>> Start DATASET RECORDS
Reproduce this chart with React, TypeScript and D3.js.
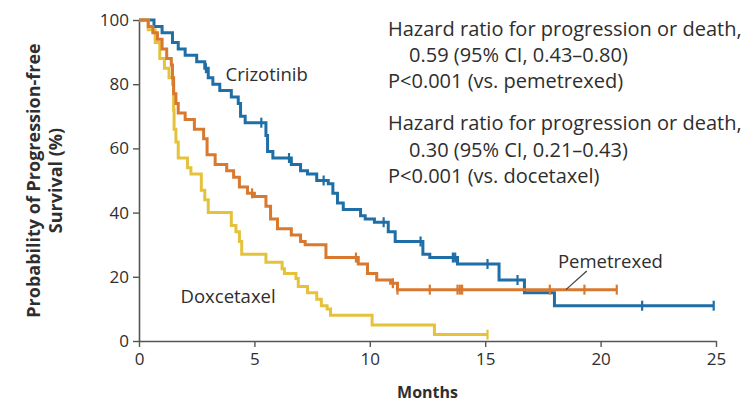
import React, { useEffect, useRef } from "react";
import * as d3 from "d3";

// Axis ticks
const xTicks = [0, 5, 10, 15, 20, 25];
const yTicks = [0, 20, 40, 60, 80, 100];

// Kaplan–Meier step points: time (months) at which survival (%) drops to the given value
const crizotinibTimes = [0, 0.65, 1.0, 1.45, 1.7, 2.0, 2.5, 2.85, 3.0, 3.2, 3.5, 4.0, 4.3, 4.4, 4.6, 5.5, 5.57, 5.8, 6.6, 7.0, 7.3, 7.7, 8.2, 8.4, 8.6, 8.85, 9.6, 9.8, 10.2, 10.8, 11.1, 12.3, 12.6, 13.8, 15.6, 16.7, 18.0];
const crizotinibSurvival = [100, 98, 96, 93, 91, 89, 87, 85, 82, 80, 78, 76, 74, 70, 68, 64, 59, 57, 55, 53, 52, 50, 49, 46, 43, 41, 39, 38, 37, 34, 31, 27, 26, 24, 19, 15, 11];
const crizotinibEnd = 24.9;
const crizotinibCensored = [2.9, 5.3, 6.5, 8.0, 10.6, 12.2, 13.6, 13.7, 15.1, 16.4, 21.8, 24.9];

const pemetrexedTimes = [0, 0.4, 0.6, 0.8, 1.0, 1.2, 1.4, 1.45, 1.5, 1.6, 1.7, 2.0, 2.4, 2.8, 2.95, 3.3, 3.8, 4.1, 4.35, 4.7, 5.0, 5.5, 5.7, 6.0, 6.6, 7.0, 7.2, 8.1, 9.5, 9.9, 10.3, 10.9, 11.2];
const pemetrexedSurvival = [100, 98, 96, 94, 91, 88, 86, 82, 77, 74, 71, 69, 66, 63, 58, 55, 53, 51, 48, 46, 45, 42, 38, 35, 33, 31, 30, 26, 24, 21, 19, 18, 16];
const pemetrexedEnd = 20.7;
const pemetrexedCensored = [4.9, 9.4, 11.0, 11.2, 12.6, 13.8, 13.9, 14.0, 17.8, 19.3, 20.7];

const docetaxelTimes = [0, 0.4, 0.7, 0.9, 1.1, 1.3, 1.45, 1.5, 1.52, 1.6, 1.7, 2.1, 2.25, 2.7, 2.85, 3.0, 4.0, 4.2, 4.35, 4.45, 5.5, 6.2, 6.3, 6.8, 6.9, 7.3, 7.7, 7.9, 8.15, 8.3, 10.1, 12.8];
const docetaxelSurvival = [100, 97, 93, 88, 85, 82, 80, 72, 66, 62, 57, 54, 52, 47, 44, 40, 36, 34, 31, 27, 24.5, 22.5, 21, 19.5, 17, 15, 13, 11, 10, 8, 5, 2];
const docetaxelEnd = 15.1;
const docetaxelCensored = [15.1];

const hazardLines = [
  "Hazard ratio for progression or death,",
  "0.59 (95% CI, 0.43\u20130.80)",
  "P<0.001 (vs. pemetrexed)",
  "Hazard ratio for progression or death,",
  "0.30 (95% CI, 0.21\u20130.43)",
  "P<0.001 (vs. docetaxel)",
];

const BLUE = "#1f6ea6";
const ORANGE = "#d9782f";
const YELLOW = "#e5c23b";
const TEXT = "#2e2e2e";
const FONT = "'Open Sans', Lato, sans-serif";

type Series = {
  name: string;
  times: number[];
  survival: number[];
  end: number;
  censored: number[];
  color: string;
};

const series: Series[] = [
  { name: "Crizotinib", times: crizotinibTimes, survival: crizotinibSurvival, end: crizotinibEnd, censored: crizotinibCensored, color: BLUE },
  { name: "Docetaxel", times: docetaxelTimes, survival: docetaxelSurvival, end: docetaxelEnd, censored: docetaxelCensored, color: YELLOW },
  { name: "Pemetrexed", times: pemetrexedTimes, survival: pemetrexedSurvival, end: pemetrexedEnd, censored: pemetrexedCensored, color: ORANGE },
];

function survivalAt(s: Series, t: number): number {
  let v = s.survival[0];
  for (let i = 0; i < s.times.length; i++) {
    if (s.times[i] <= t) v = s.survival[i];
  }
  return v;
}

export default function App() {
  const ref = useRef<SVGSVGElement>(null);

  useEffect(() => {
    const svg = d3.select(ref.current);
    svg.selectAll("*").remove();

    const x = d3.scaleLinear().domain([0, 25]).range([139, 716]);
    const y = d3.scaleLinear().domain([0, 100]).range([341, 20]);

    // Y axis
    const yAxis = svg
      .append("g")
      .attr("transform", `translate(${x(0)},0)`)
      .call(d3.axisLeft(y).tickValues(yTicks).tickSize(6).tickSizeOuter(0).tickPadding(4));
    // X axis
    const xAxis = svg
      .append("g")
      .attr("transform", `translate(0,${y(0)})`)
      .call(d3.axisBottom(x).tickValues(xTicks).tickSize(6).tickSizeOuter(0).tickPadding(6));

    [yAxis, xAxis].forEach((g) => {
      g.select(".domain").attr("stroke", "#555").attr("stroke-width", 1.6);
      g.selectAll(".tick line").attr("stroke", "#555").attr("stroke-width", 1.4);
      g.selectAll(".tick text")
        .attr("fill", TEXT)
        .style("font-family", FONT)
        .style("font-size", "17px");
    });

    // Survival curves
    const line = d3
      .line<[number, number]>()
      .x((d) => x(d[0]))
      .y((d) => y(d[1]))
      .curve(d3.curveStepAfter);

    series.forEach((s) => {
      const pts: [number, number][] = s.times.map((t, i) => [t, s.survival[i]]);
      pts.push([s.end, s.survival[s.survival.length - 1]]);
      svg
        .append("path")
        .attr("d", line(pts))
        .attr("fill", "none")
        .attr("stroke", s.color)
        .attr("stroke-width", 3)
        .attr("stroke-linejoin", "miter");

      svg
        .append("g")
        .selectAll("line")
        .data(s.censored)
        .join("line")
        .attr("x1", (t) => x(t))
        .attr("x2", (t) => x(t))
        .attr("y1", (t) => y(survivalAt(s, t)) - 5)
        .attr("y2", (t) => y(survivalAt(s, t)) + 5)
        .attr("stroke", s.color)
        .attr("stroke-width", 2.2);
    });

    // Curve labels
    const label = (text: string, t: number, v: number) =>
      svg
        .append("text")
        .attr("x", x(t))
        .attr("y", y(v))
        .attr("fill", TEXT)
        .style("font-family", FONT)
        .style("font-size", "18.5px")
        .text(text);

    label("Crizotinib", 3.75, 81);
    label("Doxcetaxel", 1.8, 11.8);
    label("Pemetrexed", 18.15, 22.7);

    svg
      .append("line")
      .attr("x1", x(18.5))
      .attr("y1", y(16))
      .attr("x2", x(19.4))
      .attr("y2", y(21.8))
      .attr("stroke", "#444")
      .attr("stroke-width", 1.3);

    // Hazard ratio annotation
    const baselines = [36, 62, 88, 130, 157, 183];
    const indents = [0, 1, 0, 0, 1, 0];
    svg
      .append("g")
      .selectAll("text")
      .data(hazardLines)
      .join("text")
      .attr("x", (_, i) => 388 + indents[i] * 21)
      .attr("y", (_, i) => baselines[i])
      .attr("fill", TEXT)
      .style("font-family", FONT)
      .style("font-size", "20px")
      .text((d) => d);

    // Axis titles
    svg
      .append("text")
      .attr("transform", `translate(${x(12.5)},398)`)
      .attr("text-anchor", "middle")
      .attr("fill", TEXT)
      .style("font-family", FONT)
      .style("font-size", "16px")
      .style("font-weight", "bold")
      .text("Months");

    const yMid = (y(0) + y(100)) / 2;
    const yTitle = svg
      .append("text")
      .attr("transform", `translate(0,${yMid}) rotate(-90)`)
      .attr("text-anchor", "middle")
      .attr("fill", TEXT)
      .style("font-family", FONT)
      .style("font-size", "18px")
      .style("font-weight", "bold");
    yTitle.append("tspan").attr("x", 0).attr("y", 40).text("Probability of Progression-free");
    yTitle.append("tspan").attr("x", 0).attr("y", 62).text("Survival (%)");
  }, []);

  return (
    <svg
      ref={ref}
      width={747}
      height={415}
      style={{ position: "absolute", left: 0, top: 0, background: "#fff" }}
    />
  );
}
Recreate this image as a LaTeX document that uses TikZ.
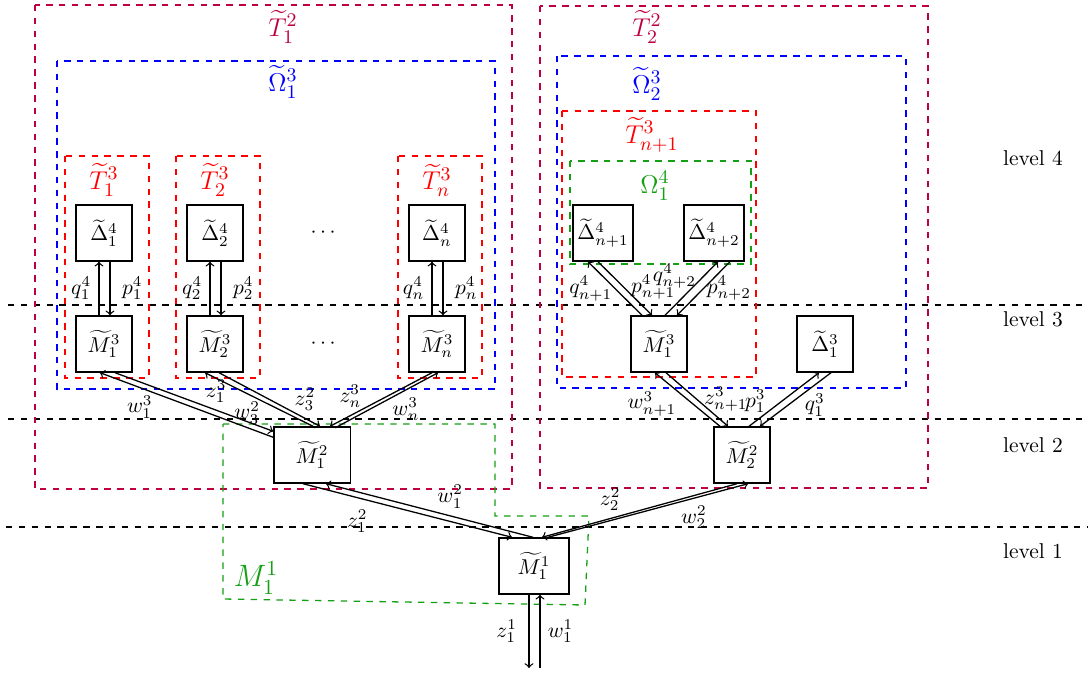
\documentclass[tikz,border=0pt]{standalone}
\usepackage{amssymb,amsmath}
\usepackage{tikz}
\usetikzlibrary{calc}

\definecolor{grn}{RGB}{20,160,20}

\tikzset{
  blk/.style={draw, semithick, minimum size=0.92cm, inner sep=2pt},
  region/.style={dashed, semithick},
  reglab/.style={font=\fontsize{13}{15}\selectfont},
  link/.style={->, semithick},
  levline/.style={dashed, semithick},
}

\begin{document}
\begin{tikzpicture}[x=0.01639cm, y=-0.01639cm]
\useasboundingbox (0,0) rectangle (1090,677);

% levels
\draw[levline] (8,305) -- (1086,305);
\draw[levline] (8,419) -- (1086,419);
\draw[levline] (6,527) -- (1088,527);
\node (lev4) at (1033,158) {level 4};
\node (lev3) at (1033,319) {level 3};
\node (lev2) at (1033,445) {level 2};
\node (lev1) at (1033,551) {level 1};

% regions
\draw[region, purple] (35,5) rectangle (512,489);
\draw[region, purple] (540,6) rectangle (928,488);
\draw[region, blue] (57,61) rectangle (495,389);
\draw[region, blue] (557,56) rectangle (906,388);
\draw[region, red] (65,156) rectangle (149,378);
\draw[region, red] (176,156) rectangle (260,378);
\draw[region, red] (398,156) rectangle (482,378);
\draw[region, red] (562,111) rectangle (756,377);
\draw[region, grn] (570,161) rectangle (751,264);
\draw[region, grn] (223,424) -- (495,424) -- (495,516) -- (589,516) -- (585,605) -- (223,599) -- cycle;

\node[reglab, purple] (t12) at (283,27) {$\widetilde{T}^2_1$};
\node[reglab, purple] (t22) at (647,27) {$\widetilde{T}^2_2$};
\node[reglab, blue] (o13) at (283,82) {$\widetilde{\Omega}^3_1$};
\node[reglab, blue] (o23) at (647,84) {$\widetilde{\Omega}^3_2$};
\node[reglab, red] (t13) at (104,180) {$\widetilde{T}^3_1$};
\node[reglab, red] (t23) at (215,180) {$\widetilde{T}^3_2$};
\node[reglab, red] (tn3) at (437,180) {$\widetilde{T}^3_n$};
\node[reglab, red] (tn13) at (652,135) {$\widetilde{T}^3_{n+1}$};
\node[reglab, grn] (o14) at (655,186) {$\Omega^4_1$};
\node[grn, font=\fontsize{14.5}{17}\selectfont] (m11lab) at (256,578) {$M^1_1$};

% level 4 boxes
\node[blk] (D14) at (104,233) {$\widetilde{\Delta}^4_1$};
\node[blk] (D24) at (215,233) {$\widetilde{\Delta}^4_2$};
\node (dots4) at (325,233) {$\cdots$};
\node[blk] (Dn4) at (437,233) {$\widetilde{\Delta}^4_n$};
\node[blk] (Dn14) at (603,233) {$\widetilde{\Delta}^4_{n+1}$};
\node[blk] (Dn24) at (714,233) {$\widetilde{\Delta}^4_{n+2}$};

% level 3 boxes
\node[blk] (M13) at (104,344) {$\widetilde{M}^3_1$};
\node[blk] (M23) at (215,344) {$\widetilde{M}^3_2$};
\node (dots3) at (325,344) {$\cdots$};
\node[blk] (Mn3) at (437,344) {$\widetilde{M}^3_n$};
\node[blk] (M13r) at (659,344) {$\widetilde{M}^3_1$};
\node[blk] (D13) at (825,344) {$\widetilde{\Delta}^3_1$};

% level 2 and 1 boxes
\node[blk, minimum width=1.25cm] (M12) at (312,455) {$\widetilde{M}^2_1$};
\node[blk] (M22) at (742,455) {$\widetilde{M}^2_2$};
\node[blk, minimum width=1.15cm] (M11) at (534,566) {$\widetilde{M}^1_1$};
\coordinate (zout) at (529,668);
\coordinate (win) at (540,668);

% level 4 <-> level 3
\draw[link] ($(M13.north)+(-5,0)$) -- node[left] {$q^4_1$} ($(D14.south)+(-5,0)$);
\draw[link] ($(D14.south)+(6,0)$) -- node[right=2pt] {$p^4_1$} ($(M13.north)+(6,0)$);
\draw[link] ($(M23.north)+(-5,0)$) -- node[left] {$q^4_2$} ($(D24.south)+(-5,0)$);
\draw[link] ($(D24.south)+(6,0)$) -- node[right=2pt] {$p^4_2$} ($(M23.north)+(6,0)$);
\draw[link] ($(Mn3.north)+(-5,0)$) -- node[left] {$q^4_n$} ($(Dn4.south)+(-5,0)$);
\draw[link] ($(Dn4.south)+(6,0)$) -- node[right=2pt] {$p^4_n$} ($(Mn3.north)+(6,0)$);

\draw[link] ($(M13r.north)+(-17,0)$) -- node[pos=.5, left, inner sep=1pt] {$q^4_{n+1}$} ($(Dn14.south)+(-15,0)$);
\draw[link] ($(Dn14.south)+(-5,0)$) -- node[pos=.47, right] {$p^4_{n+1}$} ($(M13r.north)+(-7,0)$);
\draw[link] ($(M13r.north)+(6,0)$) -- node[pos=.73, left] {$q^4_{n+2}$} ($(Dn24.south)+(4,0)$);
\draw[link] ($(Dn24.south)+(16,0)$) -- node[pos=.49, right, inner sep=1pt] {$p^4_{n+2}$} ($(M13r.north)+(18,0)$);

% level 3 <-> level 2
\draw[link] ($(M12.north west)+(0,11)$) -- node[pos=.77, below] {$w^3_1$} ($(M13.south)+(-4,0)$);
\draw[link] ($(M13.south)+(11,0)$) -- node[pos=.64, above] {$z^3_1$} ($(M12.north west)+(0,5)$);
\draw[link] ($(M12.north)+(1,0)$) -- node[pos=.61, below] {$w^2_3$} ($(M23.south)+(-10,0)$);
\draw[link] ($(M23.south)+(4,0)$) -- node[pos=.85, above] {$z^2_3$} ($(M12.north)+(8,0)$);
\draw[link] ($(Mn3.south)+(-5,0)$) -- node[pos=.8, above] {$z^3_n$} ($(M12.north)+(18,0)$);
\draw[link] ($(M12.north)+(26,0)$) -- node[pos=.68, below] {$w^3_n$} ($(Mn3.south)+(1,0)$);

\draw[link] ($(M22.north)+(-22,0)$) -- node[pos=.42, left=4pt] {$w^3_{n+1}$} ($(M13r.south)+(-4,0)$);
\draw[link] ($(M13r.south)+(7,0)$) -- node[pos=.49, right] {$z^3_{n+1}$} ($(M22.north)+(-14,0)$);
\draw[link] ($(M22.north)+(7,0)$) -- node[pos=.47, left=4pt] {$p^3_1$} ($(D13.south)+(-6,0)$);
\draw[link] ($(D13.south)+(6,0)$) -- node[pos=.6, right=4pt] {$q^3_1$} ($(M22.north)+(18,0)$);

% level 2 <-> level 1
\draw[link] ($(M12.south)+(-9,0)$) -- node[pos=.26, below=2pt] {$z^2_1$} ($(M11.north)+(-22,0)$);
\draw[link] ($(M11.north)+(-1,0)$) -- node[pos=.4, above] {$w^2_1$} ($(M12.south)+(14,0)$);
\draw[link] ($(M22.south)+(-5,0)$) -- node[pos=.65, above] {$z^2_2$} ($(M11.north)+(8,0)$);
\draw[link] ($(M11.north)+(14,0)$) -- node[pos=.73, below] {$w^2_2$} ($(M22.south)+(6,0)$);

% level 1 out
\draw[link] ($(M11.south)+(-5,0)$) -- node[left=2pt] {$z^1_1$} (zout);
\draw[link] (win) -- node[right] {$w^1_1$} ($(M11.south)+(6,0)$);
\end{tikzpicture}
\end{document}
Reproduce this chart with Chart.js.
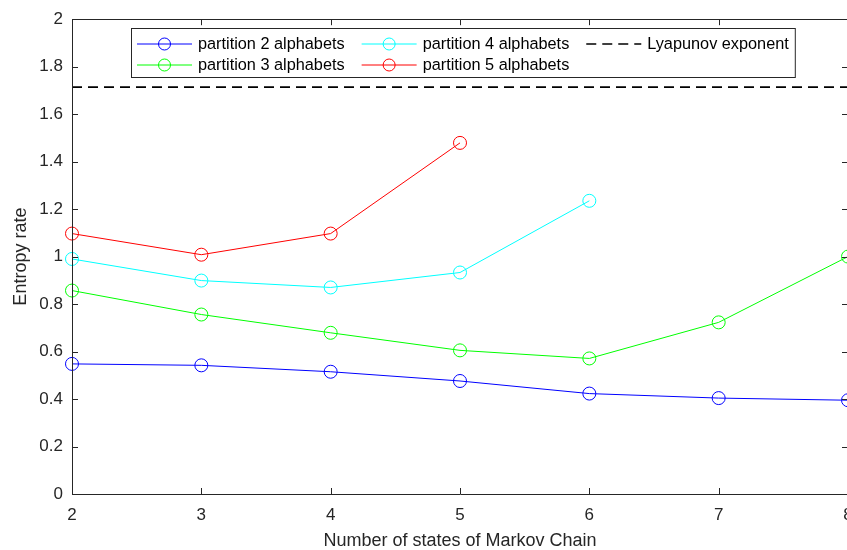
>> End DATASET RECORDS
Leave the pictures out and repeat exactly the lines from the beginning of the records to the line bearing "17.8, 19.3, 20.7];", both ends counted.

**EXPECTED ANSWER:**
Reproduce this chart with React, TypeScript and D3.js.
import React, { useEffect, useRef } from "react";
import * as d3 from "d3";

// Axis ticks
const xTicks = [0, 5, 10, 15, 20, 25];
const yTicks = [0, 20, 40, 60, 80, 100];

// Kaplan–Meier step points: time (months) at which survival (%) drops to the given value
const crizotinibTimes = [0, 0.65, 1.0, 1.45, 1.7, 2.0, 2.5, 2.85, 3.0, 3.2, 3.5, 4.0, 4.3, 4.4, 4.6, 5.5, 5.57, 5.8, 6.6, 7.0, 7.3, 7.7, 8.2, 8.4, 8.6, 8.85, 9.6, 9.8, 10.2, 10.8, 11.1, 12.3, 12.6, 13.8, 15.6, 16.7, 18.0];
const crizotinibSurvival = [100, 98, 96, 93, 91, 89, 87, 85, 82, 80, 78, 76, 74, 70, 68, 64, 59, 57, 55, 53, 52, 50, 49, 46, 43, 41, 39, 38, 37, 34, 31, 27, 26, 24, 19, 15, 11];
const crizotinibEnd = 24.9;
const crizotinibCensored = [2.9, 5.3, 6.5, 8.0, 10.6, 12.2, 13.6, 13.7, 15.1, 16.4, 21.8, 24.9];

const pemetrexedTimes = [0, 0.4, 0.6, 0.8, 1.0, 1.2, 1.4, 1.45, 1.5, 1.6, 1.7, 2.0, 2.4, 2.8, 2.95, 3.3, 3.8, 4.1, 4.35, 4.7, 5.0, 5.5, 5.7, 6.0, 6.6, 7.0, 7.2, 8.1, 9.5, 9.9, 10.3, 10.9, 11.2];
const pemetrexedSurvival = [100, 98, 96, 94, 91, 88, 86, 82, 77, 74, 71, 69, 66, 63, 58, 55, 53, 51, 48, 46, 45, 42, 38, 35, 33, 31, 30, 26, 24, 21, 19, 18, 16];
const pemetrexedEnd = 20.7;
const pemetrexedCensored = [4.9, 9.4, 11.0, 11.2, 12.6, 13.8, 13.9, 14.0, 17.8, 19.3, 20.7];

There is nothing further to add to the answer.